WINTER HAVEN — At a Winter Haven City Commission meeting May 28, City Manager Mike Herr said he would likely not recommend reducing last year’s city tax increase.
Herr explained this was in part because, over the next few years, Winter Haven taxpayers may be forced to help purchase expensive county water infrastructure that will, initially, only benefit Davenport area residents.
According to information made public during a May 15 Polk Regional Water Cooperative (PRWC) meeting, every taxpayer in the county may soon be sharing the cost of building a $352 million well field into the salty Lower Floridan Aquifer, unknown costs of the associated desalination plant and water pipes from the Lake Wales area to Davenport.

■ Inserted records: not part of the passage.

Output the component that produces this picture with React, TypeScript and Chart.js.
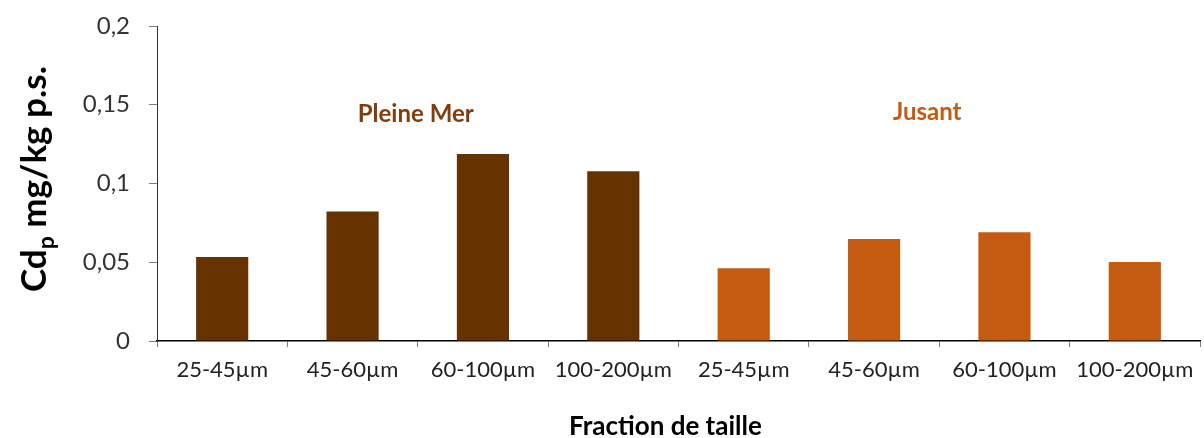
import React, { useEffect, useRef } from "react";
import { Chart, registerables } from "chart.js";

Chart.register(...registerables);

const categories = [
  "25-45µm", "45-60µm", "60-100µm", "100-200µm",
  "25-45µm", "45-60µm", "60-100µm", "100-200µm",
];
const cdValues = [0.0533, 0.0823, 0.1187, 0.1077, 0.0462, 0.0648, 0.069, 0.0502];
const groupNames = ["Pleine Mer", "Jusant"];
const groupLabelColors = ["#843C0C", "#C55A11"];
const barColors = ["#663300", "#663300", "#663300", "#663300", "#C55A11", "#C55A11", "#C55A11", "#C55A11"];
const yTicks = [0, 0.05, 0.1, 0.15, 0.2];
const yTitleMain = "Cd";
const yTitleSub = "p";
const yTitleRest = " mg/kg p.s.";
const xTitle = "Fraction de taille";

const FONT = "Lato, 'Open Sans', sans-serif";

const overlayPlugin = {
  id: "overlay",
  afterDraw(chart: any) {
    const ctx = chart.ctx;
    const area = chart.chartArea;
    const x = chart.scales.x;
    ctx.save();
    // group labels
    ctx.font = `bold 24px ${FONT}`;
    ctx.textAlign = "center";
    ctx.textBaseline = "middle";
    const g1 = (x.getPixelForValue(1) + x.getPixelForValue(2)) / 2;
    const g2 = (x.getPixelForValue(5) + x.getPixelForValue(6)) / 2;
    ctx.fillStyle = groupLabelColors[0];
    ctx.fillText(groupNames[0], g1 - 2, 114);
    ctx.fillStyle = groupLabelColors[1];
    ctx.fillText(groupNames[1], g2 - 12, 112);
    // x title
    ctx.fillStyle = "#000";
    ctx.font = `bold 26px ${FONT}`;
    ctx.fillText(xTitle, (area.left + area.right) / 2 - 13, 427);
    // y title with subscript
    ctx.translate(46, 179);
    ctx.rotate(-Math.PI / 2);
    const big = `bold 35px ${FONT}`;
    const small = `bold 23px ${FONT}`;
    ctx.font = big;
    const w1 = ctx.measureText(yTitleMain).width;
    const w3 = ctx.measureText(yTitleRest).width;
    ctx.font = small;
    const w2 = ctx.measureText(yTitleSub).width;
    const total = w1 + w2 + w3;
    let cx = -total / 2;
    ctx.textAlign = "left";
    ctx.textBaseline = "alphabetic";
    ctx.font = big;
    ctx.fillText(yTitleMain, cx, 0);
    cx += w1;
    ctx.font = small;
    ctx.fillText(yTitleSub, cx, 8);
    cx += w2;
    ctx.font = big;
    ctx.fillText(yTitleRest, cx, 0);
    ctx.restore();
  },
};

export default function App() {
  const ref = useRef<HTMLCanvasElement>(null);
  useEffect(() => {
    document.body.style.margin = "0";
    const chart = new Chart(ref.current!, {
      type: "bar",
      data: {
        labels: categories,
        datasets: [
          {
            data: cdValues,
            backgroundColor: barColors,
            borderWidth: 0,
            barPercentage: 0.4,
            categoryPercentage: 1,
          },
        ],
      },
      options: {
        animation: false,
        responsive: false,
        maintainAspectRatio: false,
        layout: { padding: { left: 0, right: 4, top: 26, bottom: 0 } },
        plugins: { legend: { display: false }, tooltip: { enabled: false } },
        scales: {
          x: {
            grid: {
              offset: true,
              drawOnChartArea: false,
              drawTicks: true,
              tickLength: 6,
              color: "#7f7f7f",
            },
            border: { color: "#000", width: 1.5 },
            ticks: {
              color: "#222",
              font: { family: FONT, size: 22 },
              padding: 10,
              maxRotation: 0,
              autoSkip: false,
            },
            afterFit(scale: any) {
              scale.height = 97;
              scale.paddingLeft = 0;
              scale.paddingRight = 0;
            },
          },
          y: {
            min: 0,
            max: 0.2,
            afterBuildTicks(scale: any) {
              scale.ticks = yTicks.map((v) => ({ value: v }));
            },
            grid: {
              drawOnChartArea: false,
              drawTicks: true,
              tickLength: 8,
              color: "#7f7f7f",
            },
            border: { color: "#333", width: 1 },
            ticks: {
              color: "#333",
              font: { family: FONT, size: 24 },
              padding: 19,
              callback: (v: any) => String(Math.round(Number(v) * 100) / 100).replace(".", ","),
            },
            afterFit(scale: any) {
              scale.width = 157;
              scale.paddingTop = 0;
              scale.paddingBottom = 0;
            },
          },
        },
      },
      plugins: [overlayPlugin],
    });
    return () => chart.destroy();
  }, []);
  return (
    <div style={{ width: 1204, height: 438 }}>
      <canvas ref={ref} width={1204} height={438} style={{ display: "block" }} />
    </div>
  );
}
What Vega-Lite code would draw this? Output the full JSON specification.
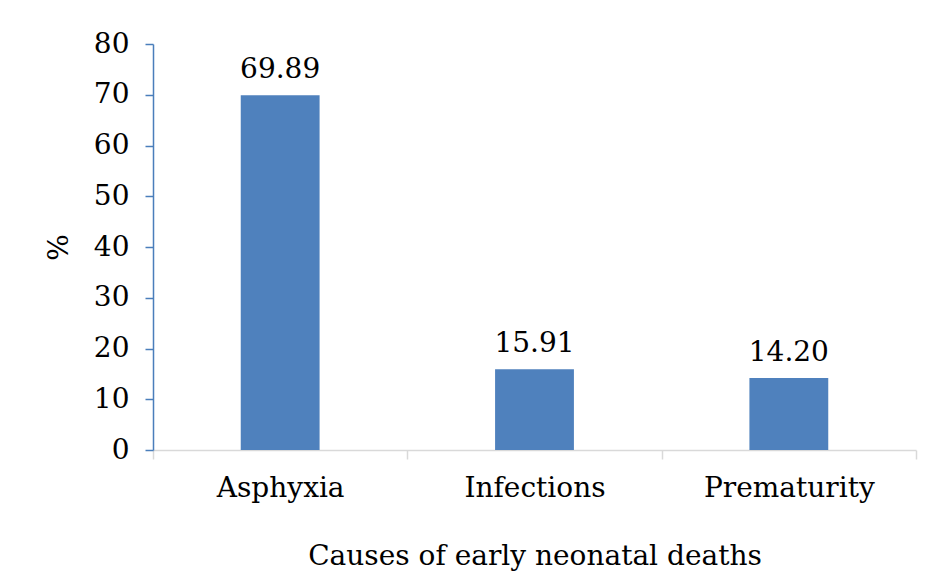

Engineers are recommending the first 7.5 million gallons per day of treated saltwater produced from the facility be piped exclusively to Davenport, the fastest-growing and driest municipality in the county. Loans taken out to facilitate this spending will be paid back in the form of higher water rates across the county, according to county documents.
For years, engineers advised the PRWC board that the Upper Florida Aquifer is drying up due to over pumping. They suggested using Lower Floridan Aquifer salt water for future water supply.
During a Winter Haven City Commission meeting May 28, Winter Haven Mayor Pro Tem Nat Birdsong, who represents the City of Winter Haven on the PRWC board, made multiple statements indicating he felt these engineers misled he and the PRWC board for years.
Birdsong said he was led to believe that this well field must be built or else there would not be enough water for the county. Birdsong said he was surprised to learn that Winter Haven residents were being asked to pay for infrastructure that Winter Haven residents may not need until 2040. Birdsong and Winter Haven Utilities Director Gary Hubbard were asked to update the other city commissioners about the process May 28.
“I’m telling you it didn’t really register to me (until the May 15 PRWC meeting),” Birdsong said.
The City of Winter Haven currently has a water-use permit for up to 14 million gallons per day, which runs out in 2040. City staff say residents currently use around 10 million gallons per day.
Birdsong said the need to build a desalination plant in Polk County was sold as a county-wide need — not a problem primarily to benefit residents of the northeastern portion of the county.
The Southeast Well Field on the Lake Wales Ridge has a water use permit of up to 30 million gallons per day, if built by 2023. Other municipalities can purchase this treated salt water after Davenport residents’ needs are met.
Winter Haven Assistant City Manager T. Michael Stavres said it is more affordable paying for this project collectively now than waiting until there is no water left.
City Manager Herr said making sure water supply is sufficient is essential to sustainable economic development.
“The water will not be free, and all of you know that, so we will have to figure out what solution is best for us,” Herr said.
The city manager said he would not consider reducing taxes next year in part because this expense is looming.
“We are asking the citizens to pay more,” Herr said.
Herr said he is scheduling more time to talk about the topic at city commission meetings scheduled for either June 10 or 24.
Commissioner Pete Chichetto also expressed some frustration with the process.
“This is not a good plan for us,” Chichetto said. “It’s a never ending cycle that will benefit Davenport because that is where the growth is. It’s mind-boggling and at the same time seems crazy.”